Initial signatories:
Sara Callaway for Women of Colour in the Global Women's Strike
Ben Martin for Payday Men's Network / Refusing to Kill Initiative

Organizational Signatories:
Moazzam Begg, CAGE
Brian Jones, C N D Cymru
Luke Daniels, Caribbean Labour Solidarity
Bob Schwartz, Gay Liberation Front (USA)
David Cannon, Jewish Network for Palestine
Deepa Govindarajan Driver, Momentum Camden
Northern Police Monitoring Project (NPMP)
Didi Rossi, Queer Strike
Ruth Appleton, Santé Refugee Mental Health Access Project
Eileen Chubb, The Whistler Compassion in Care
Lisa longstaff, Women Against Rape (WAR)
Margaretta D'Arcy, WIME - Women in Media and Entertainment (Eire)

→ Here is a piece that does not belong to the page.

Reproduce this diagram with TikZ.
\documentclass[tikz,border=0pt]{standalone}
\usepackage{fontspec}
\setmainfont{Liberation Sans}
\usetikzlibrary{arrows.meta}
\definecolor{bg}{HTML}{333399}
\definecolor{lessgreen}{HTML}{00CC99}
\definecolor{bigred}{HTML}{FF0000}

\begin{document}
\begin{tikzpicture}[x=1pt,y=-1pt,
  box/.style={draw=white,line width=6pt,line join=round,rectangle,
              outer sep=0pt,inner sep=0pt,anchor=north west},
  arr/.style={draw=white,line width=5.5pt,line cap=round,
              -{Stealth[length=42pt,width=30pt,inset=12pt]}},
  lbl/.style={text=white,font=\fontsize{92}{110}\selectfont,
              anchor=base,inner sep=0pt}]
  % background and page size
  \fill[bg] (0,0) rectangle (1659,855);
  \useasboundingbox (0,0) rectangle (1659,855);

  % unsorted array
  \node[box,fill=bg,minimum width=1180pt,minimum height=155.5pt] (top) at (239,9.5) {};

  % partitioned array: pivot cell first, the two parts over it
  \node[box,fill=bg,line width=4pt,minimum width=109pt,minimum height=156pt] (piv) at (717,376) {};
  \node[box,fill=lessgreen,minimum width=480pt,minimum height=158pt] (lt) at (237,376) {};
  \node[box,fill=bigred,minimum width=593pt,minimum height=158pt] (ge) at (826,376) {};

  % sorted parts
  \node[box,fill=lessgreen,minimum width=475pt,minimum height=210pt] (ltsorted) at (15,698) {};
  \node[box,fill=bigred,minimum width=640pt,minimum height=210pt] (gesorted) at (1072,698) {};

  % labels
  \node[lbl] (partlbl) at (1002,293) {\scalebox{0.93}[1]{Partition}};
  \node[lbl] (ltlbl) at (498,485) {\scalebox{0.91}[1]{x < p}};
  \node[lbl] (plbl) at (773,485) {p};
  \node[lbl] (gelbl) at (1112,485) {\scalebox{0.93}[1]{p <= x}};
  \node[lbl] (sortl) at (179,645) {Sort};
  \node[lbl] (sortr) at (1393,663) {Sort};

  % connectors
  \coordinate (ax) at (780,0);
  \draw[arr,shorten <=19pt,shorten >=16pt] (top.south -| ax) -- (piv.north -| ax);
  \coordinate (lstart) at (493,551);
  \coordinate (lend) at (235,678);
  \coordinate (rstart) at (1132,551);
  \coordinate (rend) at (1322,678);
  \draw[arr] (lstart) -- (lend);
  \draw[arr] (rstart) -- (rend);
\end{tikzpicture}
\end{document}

See the full list of signatories at: https://docs.google.com/document/d/1_1PwJqcC4Xn2ReYgDGWu2x7xcjxiPcnSdUl_1My-ZKI/edit?usp=sharing

Notes:
[1] Baba Mousa, an Iraqi civilian died in 2003 while in the custody of the British army. An inquiry found his death was due to lack of food and water, excessive heat, exhaustion, fear, previous injuries and the hooding and stress positions used by British troops. He had suffered at least 93 injuries.  
His family pursued the matter in British courts for years and the case was found in breach of the UK Human Rights Act and the European Convention on Human Rights.
Six of the seven British military personnel charged (including a colonel) were found not guilty. Corporal Donald Payne, cleared of manslaughter, pleaded guilty to inhumane treatment and was jailed for one year.  
A three-year Inquiry looked into the case. Its report, issued in 2011, criticised the soldiers, but did not result in further prosecutions.
[2] In 2008, former SAS soldier, Ben Griffin, was served with a high court order (a “gag order”) to prevent him speaking about hundreds of Iraqis and Afghans captured by British and American special forces were rendered to prisons where they faced torture.
[3] Refuseniks also include Joe Glenton, who in 2009 refused to return to Afghanistan on moral grounds and was jailed for nine months.
[4] The continued imprisonment and trial of Julian Assange, under threat of extradition to the US for his Wikileaks activities which exposed rape, murder and other war crimes by US, UK and other armed forces.